Iterating multiple times is not necessary. The sample string has been slightly expanded to test more cases.

def str2slices(s):
    d = {True: lambda e: slice(*[int(i) if i else None for i in e.split(':')]),
        'None': lambda e: None,
        '...': lambda e: ...}
    return [d.get(':' in e or e.strip(), lambda e: int(e))(e.strip()) for e in s[1:-1].split(',')]

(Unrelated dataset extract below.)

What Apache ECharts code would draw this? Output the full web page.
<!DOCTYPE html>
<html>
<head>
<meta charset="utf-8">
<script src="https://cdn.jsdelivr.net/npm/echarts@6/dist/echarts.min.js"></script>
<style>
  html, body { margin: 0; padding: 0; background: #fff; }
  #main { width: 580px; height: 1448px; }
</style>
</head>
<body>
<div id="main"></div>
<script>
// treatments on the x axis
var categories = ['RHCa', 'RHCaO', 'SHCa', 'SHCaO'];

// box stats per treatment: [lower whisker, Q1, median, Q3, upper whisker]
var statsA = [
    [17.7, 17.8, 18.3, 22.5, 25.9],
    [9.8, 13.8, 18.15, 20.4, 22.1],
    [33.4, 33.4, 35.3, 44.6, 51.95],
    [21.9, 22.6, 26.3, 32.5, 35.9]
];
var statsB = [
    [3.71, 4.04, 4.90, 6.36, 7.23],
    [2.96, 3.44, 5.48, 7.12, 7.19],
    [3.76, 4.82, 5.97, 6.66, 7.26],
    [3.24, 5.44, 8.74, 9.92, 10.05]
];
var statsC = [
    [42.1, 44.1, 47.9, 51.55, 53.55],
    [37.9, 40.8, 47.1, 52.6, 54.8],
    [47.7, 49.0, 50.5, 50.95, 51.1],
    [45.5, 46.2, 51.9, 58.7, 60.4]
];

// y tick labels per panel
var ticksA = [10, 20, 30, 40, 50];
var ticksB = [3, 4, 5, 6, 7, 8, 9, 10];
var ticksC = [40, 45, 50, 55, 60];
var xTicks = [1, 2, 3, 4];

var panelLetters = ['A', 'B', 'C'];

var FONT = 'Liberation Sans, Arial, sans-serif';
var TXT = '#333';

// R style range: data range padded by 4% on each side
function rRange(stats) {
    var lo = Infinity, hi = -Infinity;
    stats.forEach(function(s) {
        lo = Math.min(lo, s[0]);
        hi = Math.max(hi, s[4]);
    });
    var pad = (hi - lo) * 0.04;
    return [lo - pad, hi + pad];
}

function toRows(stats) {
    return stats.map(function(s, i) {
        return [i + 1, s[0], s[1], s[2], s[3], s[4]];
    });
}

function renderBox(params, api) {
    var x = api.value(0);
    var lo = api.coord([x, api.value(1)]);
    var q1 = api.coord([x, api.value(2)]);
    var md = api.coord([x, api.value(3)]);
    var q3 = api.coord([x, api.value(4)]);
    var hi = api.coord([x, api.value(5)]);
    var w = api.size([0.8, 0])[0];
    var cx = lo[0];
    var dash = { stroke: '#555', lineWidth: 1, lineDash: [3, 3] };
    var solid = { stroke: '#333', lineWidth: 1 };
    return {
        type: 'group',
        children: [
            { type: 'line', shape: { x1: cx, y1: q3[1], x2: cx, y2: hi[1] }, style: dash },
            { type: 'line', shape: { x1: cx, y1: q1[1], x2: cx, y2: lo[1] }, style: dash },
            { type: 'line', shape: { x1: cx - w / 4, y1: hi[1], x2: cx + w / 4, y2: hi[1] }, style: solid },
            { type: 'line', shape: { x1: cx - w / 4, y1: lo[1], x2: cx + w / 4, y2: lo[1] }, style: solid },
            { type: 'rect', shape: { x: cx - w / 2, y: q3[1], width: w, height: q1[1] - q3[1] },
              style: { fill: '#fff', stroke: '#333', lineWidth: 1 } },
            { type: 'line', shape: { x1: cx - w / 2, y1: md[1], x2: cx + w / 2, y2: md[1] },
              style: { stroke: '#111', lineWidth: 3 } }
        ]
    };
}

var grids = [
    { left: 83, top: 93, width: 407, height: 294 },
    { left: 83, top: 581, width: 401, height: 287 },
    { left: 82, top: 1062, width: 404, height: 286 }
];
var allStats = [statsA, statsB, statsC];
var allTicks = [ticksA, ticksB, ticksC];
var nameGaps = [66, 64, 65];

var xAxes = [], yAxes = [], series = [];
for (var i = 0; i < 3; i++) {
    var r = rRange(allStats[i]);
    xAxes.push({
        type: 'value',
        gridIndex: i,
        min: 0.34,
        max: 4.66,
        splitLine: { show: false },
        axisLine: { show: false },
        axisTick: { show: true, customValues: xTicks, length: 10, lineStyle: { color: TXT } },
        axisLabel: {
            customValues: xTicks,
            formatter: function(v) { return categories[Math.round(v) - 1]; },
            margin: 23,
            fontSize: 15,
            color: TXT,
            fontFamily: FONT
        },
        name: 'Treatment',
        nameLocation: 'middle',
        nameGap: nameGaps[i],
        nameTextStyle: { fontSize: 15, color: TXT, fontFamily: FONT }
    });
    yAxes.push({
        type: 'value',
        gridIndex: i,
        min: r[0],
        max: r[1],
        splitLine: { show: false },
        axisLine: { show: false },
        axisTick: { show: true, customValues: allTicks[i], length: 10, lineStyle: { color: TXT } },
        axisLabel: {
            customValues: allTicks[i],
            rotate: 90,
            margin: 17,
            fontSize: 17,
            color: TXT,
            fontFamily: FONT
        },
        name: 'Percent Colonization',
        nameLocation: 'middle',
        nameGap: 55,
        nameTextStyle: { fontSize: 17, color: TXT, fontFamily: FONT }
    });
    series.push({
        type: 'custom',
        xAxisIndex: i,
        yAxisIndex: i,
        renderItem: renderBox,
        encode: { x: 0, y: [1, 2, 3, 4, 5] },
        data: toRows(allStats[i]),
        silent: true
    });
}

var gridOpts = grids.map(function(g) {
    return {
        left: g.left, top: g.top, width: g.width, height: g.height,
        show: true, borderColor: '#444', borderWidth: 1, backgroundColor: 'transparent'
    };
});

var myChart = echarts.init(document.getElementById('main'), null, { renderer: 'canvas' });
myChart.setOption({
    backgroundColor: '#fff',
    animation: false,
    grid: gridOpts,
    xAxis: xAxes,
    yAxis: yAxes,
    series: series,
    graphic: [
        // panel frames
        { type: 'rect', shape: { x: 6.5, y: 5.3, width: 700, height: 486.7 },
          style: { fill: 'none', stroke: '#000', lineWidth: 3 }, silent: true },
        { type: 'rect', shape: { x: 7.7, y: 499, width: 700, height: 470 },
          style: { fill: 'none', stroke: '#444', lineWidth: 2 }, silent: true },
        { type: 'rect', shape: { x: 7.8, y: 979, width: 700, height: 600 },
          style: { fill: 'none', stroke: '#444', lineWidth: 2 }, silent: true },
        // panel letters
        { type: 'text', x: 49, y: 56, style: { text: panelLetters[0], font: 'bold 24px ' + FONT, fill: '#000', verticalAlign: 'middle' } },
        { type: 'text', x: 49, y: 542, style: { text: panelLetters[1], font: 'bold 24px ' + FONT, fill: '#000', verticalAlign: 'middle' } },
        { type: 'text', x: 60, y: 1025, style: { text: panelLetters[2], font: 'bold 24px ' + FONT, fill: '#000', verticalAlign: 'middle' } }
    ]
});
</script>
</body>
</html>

str2slices('[None, :1, 3:4, 2, :, -10: ,::,:4:2, 1:10:2, -32,...]')

Output

[None,
 slice(None, 1, None),
 slice(3, 4, None),
 2,
 slice(None, None, None),
 slice(-10, None, None),
 slice(None, None, None),
 slice(None, 4, 2),
 slice(1, 10, 2),
 -32,
 Ellipsis]

The same errors as in OP's solution are caught. They don't silently change the result, but throw a ValueError for unsupported input.


Breakdown of the solution

Assuming string slicing and the split function are known.

With example

s = '[None, :1, 3:4, 2, :, -10: ,::,:4:2, 1:10:2, -32,...]'

we can find slices with

[':' in e for e in s[1:-1].split(',')]
#[False, True, True, False, True, True, True, True, True, False, False]

Using or short-circutting we can distinguish other cases

[':' in e or e.strip() for e in s[1:-1].split(',')]
#['None', True, True, '2', True, True, True, True, True, '-32', '...']

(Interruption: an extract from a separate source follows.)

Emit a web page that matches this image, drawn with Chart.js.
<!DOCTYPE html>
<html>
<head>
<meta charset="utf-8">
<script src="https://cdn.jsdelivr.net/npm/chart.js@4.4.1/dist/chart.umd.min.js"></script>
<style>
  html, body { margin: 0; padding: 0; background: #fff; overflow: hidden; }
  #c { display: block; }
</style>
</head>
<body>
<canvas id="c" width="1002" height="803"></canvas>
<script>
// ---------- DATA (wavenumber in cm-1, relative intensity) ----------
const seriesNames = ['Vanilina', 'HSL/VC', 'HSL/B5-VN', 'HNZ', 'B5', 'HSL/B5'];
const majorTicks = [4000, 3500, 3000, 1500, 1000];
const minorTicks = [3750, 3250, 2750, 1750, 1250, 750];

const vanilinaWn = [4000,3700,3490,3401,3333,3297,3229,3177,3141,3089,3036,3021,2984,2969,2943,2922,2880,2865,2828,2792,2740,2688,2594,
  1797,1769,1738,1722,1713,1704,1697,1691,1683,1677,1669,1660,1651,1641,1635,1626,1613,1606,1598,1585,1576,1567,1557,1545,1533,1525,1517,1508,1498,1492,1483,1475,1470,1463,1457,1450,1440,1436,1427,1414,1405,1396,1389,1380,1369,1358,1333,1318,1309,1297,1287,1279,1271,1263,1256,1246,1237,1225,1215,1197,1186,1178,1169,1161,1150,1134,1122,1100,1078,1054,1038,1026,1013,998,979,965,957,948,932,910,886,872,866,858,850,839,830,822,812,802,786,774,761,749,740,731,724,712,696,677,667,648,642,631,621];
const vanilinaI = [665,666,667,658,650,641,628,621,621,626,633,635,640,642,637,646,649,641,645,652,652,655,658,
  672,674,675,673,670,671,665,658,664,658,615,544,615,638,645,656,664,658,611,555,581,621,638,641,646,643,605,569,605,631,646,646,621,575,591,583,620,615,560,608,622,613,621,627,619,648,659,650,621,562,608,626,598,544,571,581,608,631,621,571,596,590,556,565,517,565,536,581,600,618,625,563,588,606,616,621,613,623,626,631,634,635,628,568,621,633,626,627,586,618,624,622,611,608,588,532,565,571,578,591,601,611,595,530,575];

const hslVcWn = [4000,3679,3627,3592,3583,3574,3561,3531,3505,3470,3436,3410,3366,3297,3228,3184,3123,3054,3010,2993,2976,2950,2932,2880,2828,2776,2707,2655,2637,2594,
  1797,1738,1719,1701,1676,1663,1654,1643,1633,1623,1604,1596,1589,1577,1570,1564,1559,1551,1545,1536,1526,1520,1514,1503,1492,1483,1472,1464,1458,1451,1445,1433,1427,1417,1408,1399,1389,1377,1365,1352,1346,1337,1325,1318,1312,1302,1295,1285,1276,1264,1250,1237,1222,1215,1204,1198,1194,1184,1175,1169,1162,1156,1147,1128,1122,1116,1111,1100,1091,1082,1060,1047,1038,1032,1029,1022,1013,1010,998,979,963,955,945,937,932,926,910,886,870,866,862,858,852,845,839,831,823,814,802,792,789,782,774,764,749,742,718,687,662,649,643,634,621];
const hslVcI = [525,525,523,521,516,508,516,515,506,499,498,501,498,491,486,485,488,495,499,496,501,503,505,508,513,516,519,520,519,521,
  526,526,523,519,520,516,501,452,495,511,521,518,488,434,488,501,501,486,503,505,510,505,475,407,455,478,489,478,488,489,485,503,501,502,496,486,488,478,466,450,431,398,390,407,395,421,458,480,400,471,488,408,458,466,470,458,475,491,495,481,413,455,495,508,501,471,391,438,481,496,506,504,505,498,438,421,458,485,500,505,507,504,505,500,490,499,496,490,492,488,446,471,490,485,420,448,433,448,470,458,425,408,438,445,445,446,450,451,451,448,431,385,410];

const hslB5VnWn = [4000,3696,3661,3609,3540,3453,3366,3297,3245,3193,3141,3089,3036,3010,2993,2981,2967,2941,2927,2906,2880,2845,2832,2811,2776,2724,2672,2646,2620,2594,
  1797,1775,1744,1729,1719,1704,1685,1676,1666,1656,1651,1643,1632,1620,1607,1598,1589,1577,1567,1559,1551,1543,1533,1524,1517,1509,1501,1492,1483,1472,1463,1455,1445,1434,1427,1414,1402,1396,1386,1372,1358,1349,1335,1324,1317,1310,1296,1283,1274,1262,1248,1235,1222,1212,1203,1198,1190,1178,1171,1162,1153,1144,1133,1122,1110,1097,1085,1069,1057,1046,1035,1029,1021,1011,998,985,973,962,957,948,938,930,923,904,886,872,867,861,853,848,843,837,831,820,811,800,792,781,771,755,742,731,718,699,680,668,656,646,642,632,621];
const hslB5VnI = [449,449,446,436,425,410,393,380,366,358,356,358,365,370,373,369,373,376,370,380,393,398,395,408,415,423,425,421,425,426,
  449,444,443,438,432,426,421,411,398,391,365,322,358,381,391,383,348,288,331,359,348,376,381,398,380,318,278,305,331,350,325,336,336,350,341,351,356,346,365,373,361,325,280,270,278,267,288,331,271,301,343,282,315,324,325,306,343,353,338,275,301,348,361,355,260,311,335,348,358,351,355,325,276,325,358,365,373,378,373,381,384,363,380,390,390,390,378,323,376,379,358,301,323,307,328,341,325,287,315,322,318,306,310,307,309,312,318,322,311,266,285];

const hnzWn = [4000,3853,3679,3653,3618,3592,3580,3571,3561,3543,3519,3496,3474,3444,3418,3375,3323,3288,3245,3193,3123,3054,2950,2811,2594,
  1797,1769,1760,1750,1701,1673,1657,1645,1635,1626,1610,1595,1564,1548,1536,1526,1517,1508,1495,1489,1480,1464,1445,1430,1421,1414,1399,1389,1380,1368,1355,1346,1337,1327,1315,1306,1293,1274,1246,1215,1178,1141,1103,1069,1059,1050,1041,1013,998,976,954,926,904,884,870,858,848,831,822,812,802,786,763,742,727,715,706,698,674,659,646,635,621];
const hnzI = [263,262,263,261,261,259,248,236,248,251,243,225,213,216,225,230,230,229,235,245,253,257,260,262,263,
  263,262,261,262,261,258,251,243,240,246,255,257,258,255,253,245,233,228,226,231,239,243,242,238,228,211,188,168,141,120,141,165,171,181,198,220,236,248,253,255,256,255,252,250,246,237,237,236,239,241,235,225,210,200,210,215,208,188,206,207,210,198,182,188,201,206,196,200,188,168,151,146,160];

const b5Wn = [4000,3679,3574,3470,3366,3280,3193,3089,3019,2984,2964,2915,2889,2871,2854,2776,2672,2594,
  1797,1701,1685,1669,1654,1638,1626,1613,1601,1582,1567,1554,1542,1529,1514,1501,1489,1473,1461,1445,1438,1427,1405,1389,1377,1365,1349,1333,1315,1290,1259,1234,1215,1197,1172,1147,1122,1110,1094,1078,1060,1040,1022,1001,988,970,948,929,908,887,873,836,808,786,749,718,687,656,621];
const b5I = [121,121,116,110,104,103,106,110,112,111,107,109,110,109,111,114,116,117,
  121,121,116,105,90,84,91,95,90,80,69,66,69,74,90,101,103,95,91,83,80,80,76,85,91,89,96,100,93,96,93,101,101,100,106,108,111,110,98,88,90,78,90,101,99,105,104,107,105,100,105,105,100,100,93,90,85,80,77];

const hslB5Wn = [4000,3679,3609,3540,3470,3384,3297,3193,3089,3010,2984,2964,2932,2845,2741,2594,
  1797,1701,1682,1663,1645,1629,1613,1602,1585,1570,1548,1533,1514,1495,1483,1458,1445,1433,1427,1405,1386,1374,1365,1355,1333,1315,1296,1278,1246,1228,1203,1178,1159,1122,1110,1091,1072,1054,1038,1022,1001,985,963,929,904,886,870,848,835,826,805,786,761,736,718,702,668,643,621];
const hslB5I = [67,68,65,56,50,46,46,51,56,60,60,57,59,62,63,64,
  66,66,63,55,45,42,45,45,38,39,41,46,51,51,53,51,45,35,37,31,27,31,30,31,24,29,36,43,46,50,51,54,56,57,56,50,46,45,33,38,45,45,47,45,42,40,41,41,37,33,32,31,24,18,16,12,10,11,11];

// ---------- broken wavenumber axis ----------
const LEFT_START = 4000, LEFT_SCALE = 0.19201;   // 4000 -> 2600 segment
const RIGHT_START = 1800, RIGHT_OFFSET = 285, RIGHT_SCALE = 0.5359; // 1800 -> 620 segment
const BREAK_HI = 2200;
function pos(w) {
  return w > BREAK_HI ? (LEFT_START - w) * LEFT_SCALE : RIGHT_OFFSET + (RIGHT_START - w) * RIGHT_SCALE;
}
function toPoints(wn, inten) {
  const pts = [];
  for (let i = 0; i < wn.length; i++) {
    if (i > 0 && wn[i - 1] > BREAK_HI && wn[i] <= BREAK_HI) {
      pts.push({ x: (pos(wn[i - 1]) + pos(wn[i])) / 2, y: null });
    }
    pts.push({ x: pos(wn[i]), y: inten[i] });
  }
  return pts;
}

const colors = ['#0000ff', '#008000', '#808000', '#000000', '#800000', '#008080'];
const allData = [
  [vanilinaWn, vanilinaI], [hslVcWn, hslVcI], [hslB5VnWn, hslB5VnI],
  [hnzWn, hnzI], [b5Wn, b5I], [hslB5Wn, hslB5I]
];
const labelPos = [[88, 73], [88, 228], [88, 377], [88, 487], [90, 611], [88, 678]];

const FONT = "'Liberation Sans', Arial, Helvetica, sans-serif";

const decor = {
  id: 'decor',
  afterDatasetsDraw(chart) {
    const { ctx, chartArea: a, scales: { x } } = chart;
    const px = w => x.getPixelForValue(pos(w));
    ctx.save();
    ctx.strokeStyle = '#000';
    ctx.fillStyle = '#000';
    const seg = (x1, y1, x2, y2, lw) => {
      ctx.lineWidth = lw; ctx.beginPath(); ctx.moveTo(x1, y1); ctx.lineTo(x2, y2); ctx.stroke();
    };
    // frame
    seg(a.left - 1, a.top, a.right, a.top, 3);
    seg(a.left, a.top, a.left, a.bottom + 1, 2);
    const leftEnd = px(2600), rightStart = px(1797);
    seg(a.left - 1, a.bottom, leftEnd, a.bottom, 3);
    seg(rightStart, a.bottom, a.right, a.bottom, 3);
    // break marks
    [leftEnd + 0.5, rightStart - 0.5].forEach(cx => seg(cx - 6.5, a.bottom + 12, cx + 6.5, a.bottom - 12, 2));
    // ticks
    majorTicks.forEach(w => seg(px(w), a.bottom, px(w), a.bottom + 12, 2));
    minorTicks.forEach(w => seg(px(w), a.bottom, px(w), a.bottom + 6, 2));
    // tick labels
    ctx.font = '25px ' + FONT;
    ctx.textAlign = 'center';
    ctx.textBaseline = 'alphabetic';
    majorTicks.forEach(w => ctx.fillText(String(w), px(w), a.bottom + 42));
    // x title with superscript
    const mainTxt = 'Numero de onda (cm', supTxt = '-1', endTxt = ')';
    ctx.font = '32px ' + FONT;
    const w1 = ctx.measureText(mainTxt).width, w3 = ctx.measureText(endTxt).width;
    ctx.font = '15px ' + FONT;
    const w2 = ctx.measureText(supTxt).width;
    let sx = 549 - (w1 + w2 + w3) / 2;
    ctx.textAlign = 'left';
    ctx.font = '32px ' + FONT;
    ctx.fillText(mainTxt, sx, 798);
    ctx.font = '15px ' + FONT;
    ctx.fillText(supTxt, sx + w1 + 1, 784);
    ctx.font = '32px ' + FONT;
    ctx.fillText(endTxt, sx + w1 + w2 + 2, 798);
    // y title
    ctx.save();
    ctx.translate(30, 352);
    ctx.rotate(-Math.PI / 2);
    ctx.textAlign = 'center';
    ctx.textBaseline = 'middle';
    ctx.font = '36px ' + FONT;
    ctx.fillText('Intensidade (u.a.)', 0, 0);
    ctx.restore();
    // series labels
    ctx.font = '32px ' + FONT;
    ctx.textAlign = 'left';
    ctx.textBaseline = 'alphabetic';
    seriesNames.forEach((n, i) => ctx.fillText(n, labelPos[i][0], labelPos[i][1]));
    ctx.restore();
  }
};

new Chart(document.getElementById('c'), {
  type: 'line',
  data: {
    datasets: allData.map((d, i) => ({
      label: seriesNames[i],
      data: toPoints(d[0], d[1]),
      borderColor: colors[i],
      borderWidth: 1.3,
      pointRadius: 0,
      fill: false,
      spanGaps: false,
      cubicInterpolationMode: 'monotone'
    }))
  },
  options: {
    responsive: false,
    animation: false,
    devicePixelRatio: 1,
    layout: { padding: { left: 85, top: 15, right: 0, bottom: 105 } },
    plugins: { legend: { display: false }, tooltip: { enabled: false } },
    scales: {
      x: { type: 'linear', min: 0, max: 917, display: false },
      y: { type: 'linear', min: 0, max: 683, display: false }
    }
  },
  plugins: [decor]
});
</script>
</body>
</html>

This values can be used as keys of a dictionary

d = {True: 'slice', 'None': None, '...': ...}
[d[':' in e or e.strip()] for e in s[1:-1].split(',')]
#KeyError: '2'

To prevent the KeyError we can use the get method with a default value.

d = {True: 'slice', 'None': None, '...': ...}
[d.get(':' in e or e.strip(), 'number') for e in s[1:-1].split(',')]
#[None, 'slice', 'slice', 'number', 'slice', 'slice', 'slice', 'slice', 'slice', 'number', Ellipsis]

In order to process slices, we need to parse additional values ​​at runtime. So we use lambdas as dictionary values ​​to be able to call them with (e.strip()). Finally, we convert values ​​to int if necessary.

d = {True: lambda e: slice(*[int(i) if i else None for i in e.split(':')]),
    'None': lambda e: None,
    '...': lambda e: ...}
[d.get(':' in e or e.strip(), lambda e: int(e))(e.strip()) for e in s[1:-1].split(',')]

Output

[None,
 slice(None, 1, None),
 slice(3, 4, None),
 2,
 slice(None, None, None),
 slice(-10, None, None),
 slice(None, None, None),
 slice(None, 4, 2),
 slice(1, 10, 2),
 -32,
 Ellipsis]
Michael Szczesny
  • 4,911
  • 5
  • 15
  • 32
0

@Michael suggested using eval on a np.s_.

Another way to demonstrate this is to define a simple class that just accepts a getitem tuple:

In [83]: class Foo():
    ...:     def __getitem__(self, arg):
    ...:         print(arg)
    ...: 
In [84]: Foo()[None, :1, 3:4, 2, :, 2:, ...]
(None, slice(None, 1, None), slice(3, 4, None), 2, slice(None, None, None), slice(2, None, None), Ellipsis)

In normal Python usage, it's the interpreter that converts the ':::' kinds of strings into slice (and related objects). And it only does so within indexing expressions. Effectively your code tries to replicate the work that the interpreter normally does.

I haven't enough attention to the eval security issues to know what you have to add. It seems that the indexing syntax is pretty restrictive as it is.

It looks like strings that don't fit the slice and ellipsis syntax are passed through unchanged and unevaluated.

In [90]: Foo()['if x is 1:print(x)']
if x is 1:print(x)

My Foo and np.s_ don't try to evaluate the tuple that __getitem__ passes to them. np.s_ is nearly as simple (the code is to find and read).

Normally ast.literal_eval is used as a 'safer' alternative to eval, but it only handles strings, bytes, numbers, tuples, lists, dicts, sets, booleans, and None

hpaulj
  • 221,503
  • 14
  • 230
  • 353